I saw this post the other day saying that if there’s a positive infinity and a negative infinity, then zero is the middle. But what if you shift it to 1. Then there is infinite on one side and then there is infinite+1 on the other. But wouldn’t infinite+1 just be equal to zero. Then that means that there really is no middle for the number line but just an arbitrary spot we picked. Despite us not being able to imagine infinity, we use it in math all the time and very easily. Dividing by infinity always gives us 0 even though it doesn’t since you can’t turn something into nothing physically (but we can mathematically)
And then you go into thinking about the different names that we give to larger numbers as we get to infinity. If there’s an infinite number of numbers then there should be an infinite number of names. So, assuming we start with smaller more familiar words, then different number places start to have names with common words. We combine letters and start using then to name number places. That means that there should be number place for every word, even the large words that we will never think of. There’s a number on the way to infinity that has a decimal place with a name that has an infinite number of letters.

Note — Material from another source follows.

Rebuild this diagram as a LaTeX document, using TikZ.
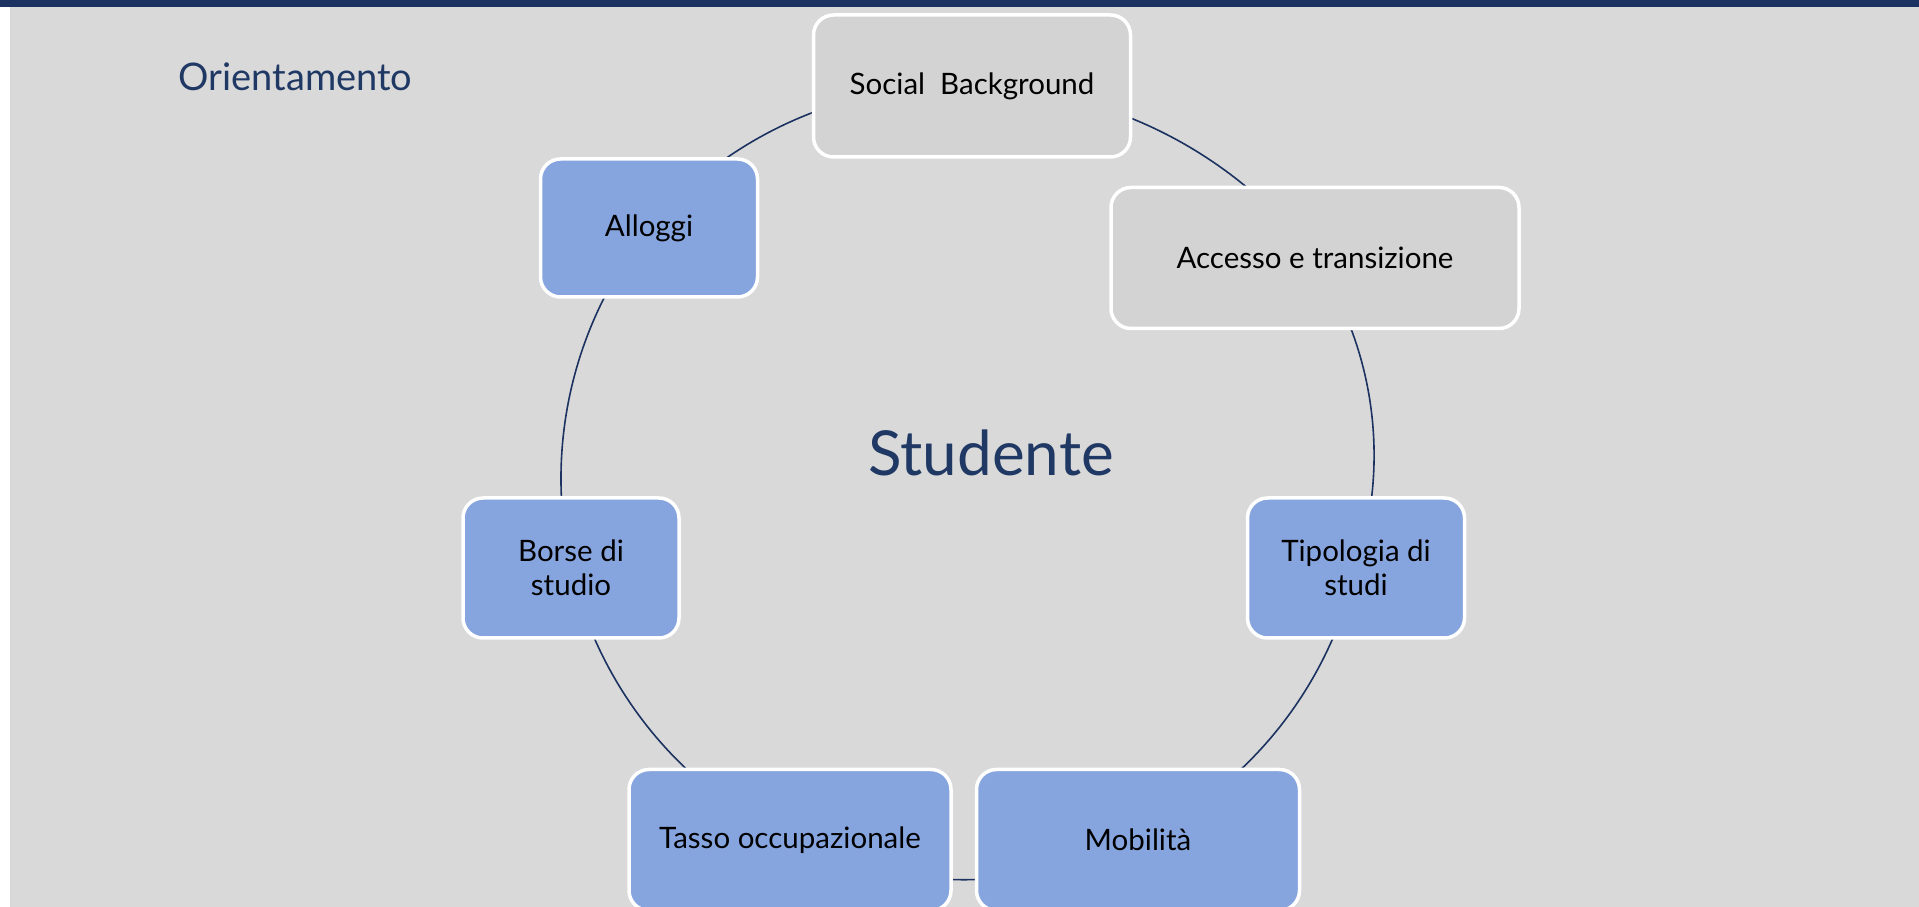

Today’s youtube video is the different types of infinity. It’s weird how we can make numbers that are too large for us to imagine but we can imagine imagining them. And even weirder, in math we aren’t able to use numbers that we can’t even imagine imagining but we can use the ones we can’t even though we cant really. Numbers so large that the large numbers we are able to imagine can’t be used to imagine the unimaginable ones. But they’re all equal regardless because they are all endless. The number of infinite numbers is bigger than any infinite number.
Then there all the infinite numbers in between the finite ones. Numbers than cant be ordered but can’t be imagined, like pi. When you look at pi, we can’t really imagine it only estimate it. Then here are all the numbers of pi that we don’t know. We can only assume the numbers that follow all the imaginable ones. There might be a place in pi where the sequence doesn’t consist of every number or only consists of one. Then there’s all the infinite number of pi’s that can exist. In mat a number such as .999… can be approximated to 1, and can actually be proven to be so. Using that same logic, if we take pi and change a digit at the infinity-th place, it can be approximated to 1. So, if we do that an infinite number of times to an infinite number of places we have an infinite number of pi’s.
Well, that’s what was on my mind. These photos were just from a random day that I decided to go out for a drive. It was fairly rainy on the way out, but by the time I got to Davenport it cleared out. The sun was actually shining through, I just desaturated it for the sake of continuity.